3GPP-Innovation-Extractor / README_PROJECT.md
heymenn's picture
Rename README.md to README_PROJECT.md
3c7c478 verified
GHBanner

Run Locally

Prerequisites: Node.js

  1. Install dependencies: npm install
  2. Set the GEMINI_API_KEY in .env.local to your Gemini API key
  3. Run the app: npm run dev

Workflow Overview

flowchart TD
    subgraph S1 [Phase 1: Data Ingestion]
        A[User Selects Working Group] -->|SA1-6, RAN1-2| B[Fetch Meetings via POST]
        B --> C[User Selects Meeting]
        C --> D[Filter Docs by Metadata]
        D --> E[Extract Raw Text]
    end

    subgraph S2 [Phase 2: Refinement & Caching]
        E --> F{Text in Cache?}
        F -- Yes --> G[Retrieve Cached Refinement]
        F -- No --> H[LLM Processing]
        H --> I[Task: Dense Chunking & 'What's New']
        I --> J[Store in Dataset]
        J --> G
    end

    subgraph S3 [Phase 3: Pattern Analysis]
        G --> K[User Selects Pattern/Prompt]
        K --> L{Result in Cache?}
        L -- Yes --> M[Retrieve Analysis]
        L -- No --> N[Execute Pattern]
        N --> O[Multi-Model Verification]
        O --> P[Store Result]
    end

    S1 --> S2 --> S3

Detailed Process Specification

Phase 1: Data Ingestion & Extraction

The user navigates a strict hierarchy to isolate relevant source text.

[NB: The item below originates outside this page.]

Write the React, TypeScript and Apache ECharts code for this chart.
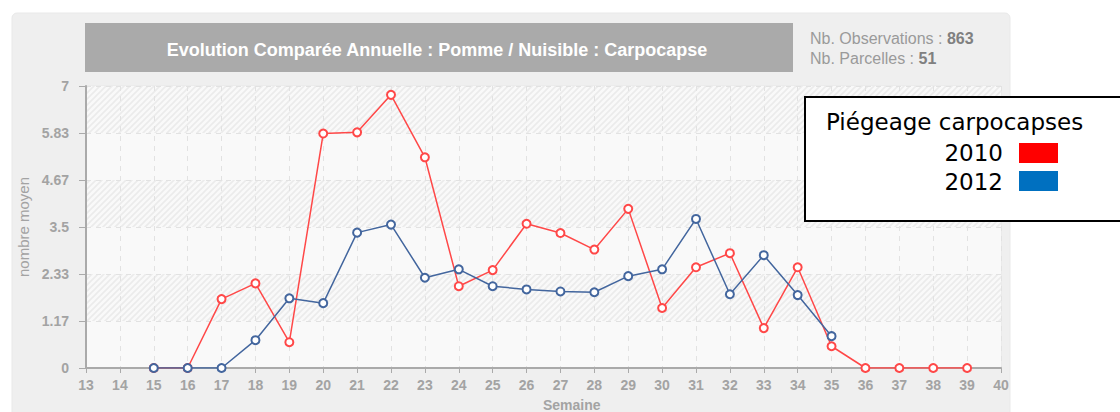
import React, { useEffect, useRef } from "react";
import * as echarts from "echarts";

// ---- data ----
const weeks2010 = [15, 16, 17, 18, 19, 20, 21, 22, 23, 24, 25, 26, 27, 28, 29, 30, 31, 32, 33, 34, 35, 36, 37, 38, 39];
const values2010 = [0, 0, 1.71, 2.1, 0.64, 5.82, 5.85, 6.78, 5.23, 2.03, 2.43, 3.58, 3.35, 2.94, 3.95, 1.49, 2.5, 2.85, 0.99, 2.5, 0.54, 0, 0, 0, 0];
const weeks2012 = [15, 16, 17, 18, 19, 20, 21, 22, 23, 24, 25, 26, 27, 28, 29, 30, 31, 32, 33, 34, 35];
const values2012 = [0, 0, 0, 0.69, 1.73, 1.61, 3.36, 3.56, 2.24, 2.45, 2.03, 1.95, 1.9, 1.88, 2.28, 2.45, 3.7, 1.83, 2.8, 1.81, 0.79];
const xMin = 13;
const xMax = 40;
const yMax = 7;
const ySteps = 6;

const seriesNames = ["2010", "2012"];
const lineColors = ["#ff4848", "#43669e"];
const legendColors = ["#ff0000", "#0070c0"];
const titleText = "Evolution Comparée Annuelle : Pomme / Nuisible : Carpocapse";
const nbObservations = 863;
const nbParcelles = 51;
const legendTitle = "Piégeage carpocapses";

function makeHatch(): HTMLCanvasElement {
  const c = document.createElement("canvas");
  c.width = 6;
  c.height = 6;
  const ctx = c.getContext("2d")!;
  ctx.fillStyle = "#f9f9f9";
  ctx.fillRect(0, 0, 6, 6);
  ctx.strokeStyle = "#ebebeb";
  ctx.lineWidth = 1.6;
  ctx.beginPath();
  ctx.moveTo(0, 6);
  ctx.lineTo(6, 0);
  ctx.moveTo(-1, 1);
  ctx.lineTo(1, -1);
  ctx.moveTo(5, 7);
  ctx.lineTo(7, 5);
  ctx.stroke();
  return c;
}

const fmt = (v: number) => String(parseFloat(v.toFixed(2)));

export default function App() {
  const ref = useRef<HTMLDivElement>(null);

  useEffect(() => {
    if (!ref.current) return;
    const chart = echarts.init(ref.current, undefined, { renderer: "svg" });

    const makeData = (w: number[], v: number[]) => w.map((x, i) => [x, v[i]]);
    const axisFont = "'Liberation Sans', Arial, Helvetica, sans-serif";
    const hatchUrl = makeHatch().toDataURL();

    const option: any = {
      animation: false,
      grid: {
        left: 86,
        right: 119,
        top: 86,
        bottom: 44,
        show: true,
        backgroundColor: "transparent",
        borderColor: "#e6e6e6",
        borderWidth: 1,
      },
      xAxis: {
        type: "value",
        min: xMin,
        max: xMax,
        interval: 1,
        axisLine: { show: true, onZero: false, lineStyle: { color: "#aaaaaa", width: 2 } },
        axisTick: { show: true, length: 5, lineStyle: { color: "#aaaaaa", width: 1 } },
        axisLabel: {
          color: "#a3a3a3",
          fontSize: 14,
          fontWeight: "bold",
          fontFamily: axisFont,
          margin: 10,
        },
        splitLine: { show: true, lineStyle: { color: "#e2e2e2", type: [5, 5], width: 1 } },
      },
      yAxis: {
        type: "value",
        min: 0,
        max: yMax,
        interval: yMax / ySteps,
        name: "nombre moyen",
        nameLocation: "middle",
        nameGap: 51,
        nameTextStyle: { color: "#a3a3a3", fontSize: 15, fontFamily: axisFont },
        axisLine: { show: true, lineStyle: { color: "#aaaaaa", width: 2 } },
        axisTick: { show: true, length: 7, lineStyle: { color: "#aaaaaa", width: 1 } },
        axisLabel: {
          color: "#a3a3a3",
          fontSize: 14,
          fontWeight: "bold",
          fontFamily: axisFont,
          margin: 17,
          formatter: (v: number) => fmt(v),
        },
        splitLine: { show: true, lineStyle: { color: "#e2e2e2", type: [5, 5], width: 1 } },
        splitArea: {
          show: true,
          areaStyle: {
            color: [
              "#f9f9f9",
              { image: hatchUrl, repeat: "repeat", imageWidth: 6, imageHeight: 6 },
            ],
          },
        },
      },
      series: [
        {
          name: seriesNames[0],
          type: "line",
          data: makeData(weeks2010, values2010),
          symbol: "circle",
          symbolSize: 8,
          lineStyle: { color: lineColors[0], width: 1.5 },
          itemStyle: { color: "#ffffff", borderColor: lineColors[0], borderWidth: 2 },
          z: 3,
        },
        {
          name: seriesNames[1],
          type: "line",
          data: makeData(weeks2012, values2012),
          symbol: "circle",
          symbolSize: 8,
          lineStyle: { color: lineColors[1], width: 1.5 },
          itemStyle: { color: "#ffffff", borderColor: lineColors[1], borderWidth: 2 },
          z: 4,
        },
      ],
      graphic: [
        {
          type: "rect",
          z: -100,
          silent: true,
          shape: { x: 12, y: 13, width: 998, height: 420, r: [5, 5, 0, 0] },
          style: { fill: "#efefef", stroke: "#e9e9e9", lineWidth: 1 },
        },
        {
          type: "rect",
          z: -90,
          silent: true,
          shape: { x: 85, y: 23, width: 708, height: 49 },
          style: { fill: "#aaaaaa" },
        },
        {
          type: "text",
          z: -80,
          silent: true,
          x: 437,
          y: 50,
          style: {
            text: titleText,
            fill: "#ffffff",
            font: "bold 18px 'Liberation Sans', Arial, Helvetica, sans-serif",
            align: "center",
            verticalAlign: "middle",
          },
        },
        {
          type: "text",
          z: -80,
          silent: true,
          x: 810,
          y: 38,
          style: {
            text: "{a|Nb. Observations : }{b|" + nbObservations + "}",
            verticalAlign: "middle",
            rich: {
              a: { fill: "#9a9a9a", font: "16px 'Liberation Sans', Arial, sans-serif" },
              b: { fill: "#808080", font: "bold 16px 'Liberation Sans', Arial, sans-serif" },
            },
          },
        },
        {
          type: "text",
          z: -80,
          silent: true,
          x: 810,
          y: 58,
          style: {
            text: "{a|Nb. Parcelles : }{b|" + nbParcelles + "}",
            verticalAlign: "middle",
            rich: {
              a: { fill: "#9a9a9a", font: "16px 'Liberation Sans', Arial, sans-serif" },
              b: { fill: "#808080", font: "bold 16px 'Liberation Sans', Arial, sans-serif" },
            },
          },
        },
        {
          type: "text",
          silent: true,
          x: 543,
          y: 405,
          style: {
            text: "Semaine",
            fill: "#a3a3a3",
            font: "bold 14px 'Liberation Sans', Arial, sans-serif",
            align: "left",
            verticalAlign: "middle",
          },
        },
        {
          type: "rect",
          z: 100,
          silent: true,
          shape: { x: 805, y: 97, width: 320, height: 124 },
          style: { fill: "#ffffff", stroke: "#000000", lineWidth: 2 },
        },
        {
          type: "text",
          z: 101,
          silent: true,
          x: 826,
          y: 122,
          style: {
            text: legendTitle,
            fill: "#000000",
            font: "23px 'DejaVu Sans', Verdana, sans-serif",
            align: "left",
            verticalAlign: "middle",
          },
        },
        {
          type: "text",
          z: 101,
          silent: true,
          x: 1003,
          y: 153,
          style: {
            text: seriesNames[0],
            fill: "#000000",
            font: "23px 'DejaVu Sans', Verdana, sans-serif",
            align: "right",
            verticalAlign: "middle",
          },
        },
        {
          type: "text",
          z: 101,
          silent: true,
          x: 1003,
          y: 182,
          style: {
            text: seriesNames[1],
            fill: "#000000",
            font: "23px 'DejaVu Sans', Verdana, sans-serif",
            align: "right",
            verticalAlign: "middle",
          },
        },
        {
          type: "rect",
          z: 101,
          silent: true,
          shape: { x: 1019, y: 143, width: 39, height: 20 },
          style: { fill: legendColors[0] },
        },
        {
          type: "rect",
          z: 101,
          silent: true,
          shape: { x: 1019, y: 171, width: 39, height: 20 },
          style: { fill: legendColors[1] },
        },
      ],
    };

    chart.setOption(option);
    return () => chart.dispose();
  }, []);

  return (
    <div
      ref={ref}
      style={{ position: "fixed", left: 0, top: 0, width: 1120, height: 412, background: "#ffffff" }}
    />
  );
}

  1. Working Group Selection: User selects one group from the allowlist: ['SA1', 'SA2', 'SA3', 'SA4', 'SA5', 'SA6', 'RAN1', 'RAN2'].
  2. Meeting Retrieval: System executes a POST request to the endpoint using the selected Working Group to retrieve the meeting list.
  3. Document Filtering: User selects a meeting, then filters the resulting file list using available metadata.
  4. Text Extraction: System extracts raw content from the filtered files into a text list.

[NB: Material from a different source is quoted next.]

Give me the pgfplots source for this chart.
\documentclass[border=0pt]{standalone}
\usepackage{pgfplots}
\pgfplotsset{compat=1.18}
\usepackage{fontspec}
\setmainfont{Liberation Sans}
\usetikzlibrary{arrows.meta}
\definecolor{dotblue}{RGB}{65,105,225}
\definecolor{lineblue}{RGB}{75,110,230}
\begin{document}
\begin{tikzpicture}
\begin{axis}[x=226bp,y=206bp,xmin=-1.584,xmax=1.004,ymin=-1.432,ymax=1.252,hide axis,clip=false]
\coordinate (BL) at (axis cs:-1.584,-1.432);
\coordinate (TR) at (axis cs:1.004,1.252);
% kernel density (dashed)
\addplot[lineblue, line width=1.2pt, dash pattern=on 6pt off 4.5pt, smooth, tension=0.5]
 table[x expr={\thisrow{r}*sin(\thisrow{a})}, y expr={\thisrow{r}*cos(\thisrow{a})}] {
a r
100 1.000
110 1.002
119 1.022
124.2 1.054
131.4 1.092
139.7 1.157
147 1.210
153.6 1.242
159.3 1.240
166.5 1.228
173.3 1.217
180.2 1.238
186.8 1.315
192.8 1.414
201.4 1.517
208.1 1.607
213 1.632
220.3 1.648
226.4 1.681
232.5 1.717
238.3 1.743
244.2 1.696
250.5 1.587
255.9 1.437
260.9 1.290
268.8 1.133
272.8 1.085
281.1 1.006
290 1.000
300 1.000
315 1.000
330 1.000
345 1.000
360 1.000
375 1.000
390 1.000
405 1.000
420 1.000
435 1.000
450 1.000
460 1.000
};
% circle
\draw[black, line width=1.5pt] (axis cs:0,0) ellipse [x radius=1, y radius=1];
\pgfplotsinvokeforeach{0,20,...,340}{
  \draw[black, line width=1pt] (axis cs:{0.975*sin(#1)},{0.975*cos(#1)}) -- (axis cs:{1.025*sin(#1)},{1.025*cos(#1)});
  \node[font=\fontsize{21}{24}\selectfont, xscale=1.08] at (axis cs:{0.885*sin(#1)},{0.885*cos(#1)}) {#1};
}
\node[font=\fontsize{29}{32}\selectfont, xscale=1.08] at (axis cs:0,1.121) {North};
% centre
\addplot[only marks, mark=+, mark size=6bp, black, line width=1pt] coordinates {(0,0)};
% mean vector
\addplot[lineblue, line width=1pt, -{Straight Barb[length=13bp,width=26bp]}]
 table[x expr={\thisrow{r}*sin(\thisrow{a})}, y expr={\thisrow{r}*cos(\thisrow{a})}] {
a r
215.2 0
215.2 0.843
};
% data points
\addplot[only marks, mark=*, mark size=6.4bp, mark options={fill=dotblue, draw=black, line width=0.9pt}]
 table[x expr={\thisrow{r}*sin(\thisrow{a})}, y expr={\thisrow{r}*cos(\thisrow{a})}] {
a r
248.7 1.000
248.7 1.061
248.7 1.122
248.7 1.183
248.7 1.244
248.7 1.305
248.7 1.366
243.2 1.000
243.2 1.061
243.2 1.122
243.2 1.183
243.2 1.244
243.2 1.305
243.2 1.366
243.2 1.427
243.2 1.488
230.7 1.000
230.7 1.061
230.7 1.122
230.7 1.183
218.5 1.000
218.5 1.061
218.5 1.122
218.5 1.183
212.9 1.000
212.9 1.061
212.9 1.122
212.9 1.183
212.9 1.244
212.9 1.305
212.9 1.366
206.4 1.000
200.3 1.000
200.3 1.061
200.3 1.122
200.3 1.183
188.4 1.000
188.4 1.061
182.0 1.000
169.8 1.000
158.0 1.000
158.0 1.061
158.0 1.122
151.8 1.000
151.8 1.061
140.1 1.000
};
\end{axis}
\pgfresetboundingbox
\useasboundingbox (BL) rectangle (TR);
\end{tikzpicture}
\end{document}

Phase 2: Content Refinement (with Caching)

Raw text is processed into high-value summaries to reduce noise.

  • Cache Check: Before processing, check the dataset for existing (text_hash, refined_output) pairs to prevent duplicate processing.
  • LLM Processing: If not cached, pass text to the selected LLM (default provided, user-changeable).
  • Prompt Objective:
    1. Create information-dense chunks (minimize near-duplicates).
    2. Generate a "What's New" paragraph wrapped in SUGGESTION START and SUGGESTION END tags.
  • Storage: Save the input text and the LLM output to the dataset.

Phase 3: Pattern Analysis & Verification

Refined text is analyzed using specific user-defined patterns.

  • Pattern Selection: User applies a specific prompt/pattern to the refined documents.
  • Cache Check: Check the results database for existing (document_id, pattern_id) results.
  • Execution & Verification:
    • Run the selected pattern against the documents.
    • Verifier Mode: Optionally execute the same input across multiple models simultaneously to compare results and ensure accuracy.
  • Storage: Save the final analysis in the database to prevent future re-computation.